Sunday, March 6, 2011
March 12, 1855 --- Trial of a Governess
The Frenchwoman came with the highest references, literally, having been a wardrobe mistress to Queen Victoria. "I consider Mlle. Doudet an excellent person... worthy of confidence." Busy with his practice, the young doctor agreed to have his girls schooled abroad. Re-married in 1853, Dr. Marsden stopped in Paris on his honeymoon and approved of all of what he saw and heard of his daughters' care. Soon, however, he began receiving anonymous letters suggesting the girls were the victims of "fiendish persecution." Marsden initially dismissed it as meddling neighbors but when the notes continued, he crossed the Channel arriving shortly after the death of 10-year-old Mary Ann. The listed cause of death was bronchitis, but she had suffered a fractured skull which Mlle. Doudet said had been caused by a fall during a coughing fit. The remaining Marsden girls begged to go home with their father. Marsden dismissed Mile. Doudet and returned with his children to England, where Lucy, the eldest, soon died of "exhaustion."

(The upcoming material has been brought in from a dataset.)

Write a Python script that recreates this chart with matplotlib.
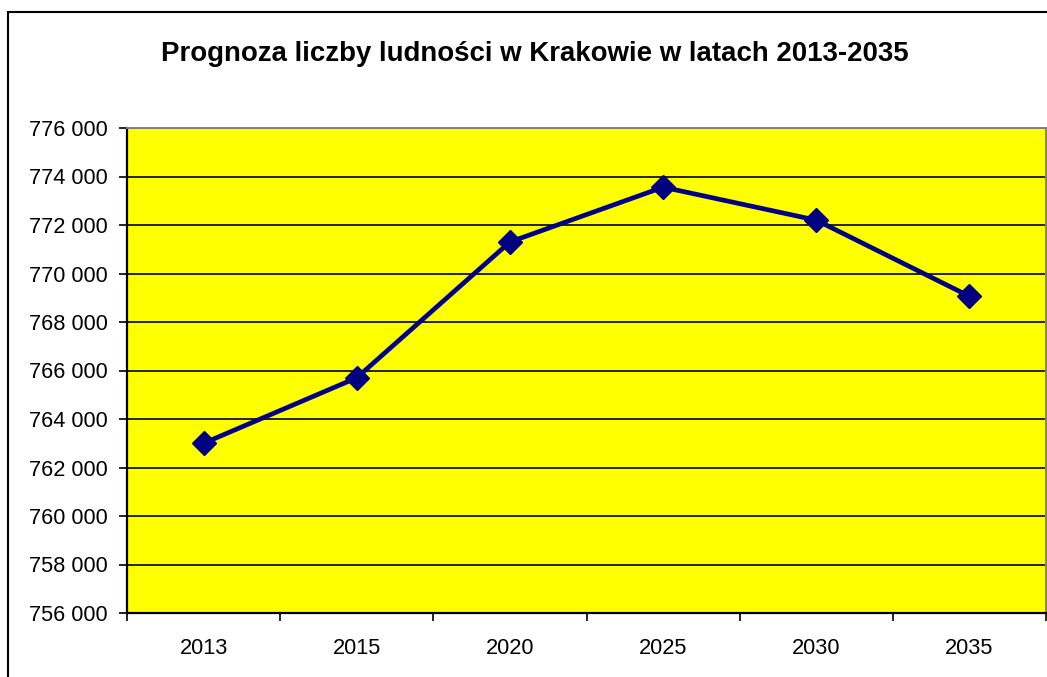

Even with two children dead, Marsden was reluctant to co-operate with the police. The reason became clear at Mlle. Doudet's trial, when he had to admit that he had surrendered his daughters to this woman in hopes she might cure the girls of "practices of a most impure and destructive character," i.e. masturbation. While his three surviving"adorable" girls listened in open court, he testified: "I ordered her to do all in her power to bring the habits under control." He approved chaining the girls hands and legs to the bedposts as they slept and he also paid for the purchase of special "preservative belts." A doctor for the defense said the girls had engaged in "frenzied" masturbation. But witnesses, including ex-servants, told of how Mlle. Doudet humiliated the children by locking them in the privy. She beat them; her preferred method was to stamp on their feet until they bled.
Jealousy may have been the motive as the treatment of the girls got worse after Dr. Marsden's re-marriage. Mlle. Doudet was acquitted of the most serious charge of causing Mary Ann's death, Mlle. Doudet but received a five year sentence for her cruelty and abuse. Upon her release, she returned to caring for the children of others.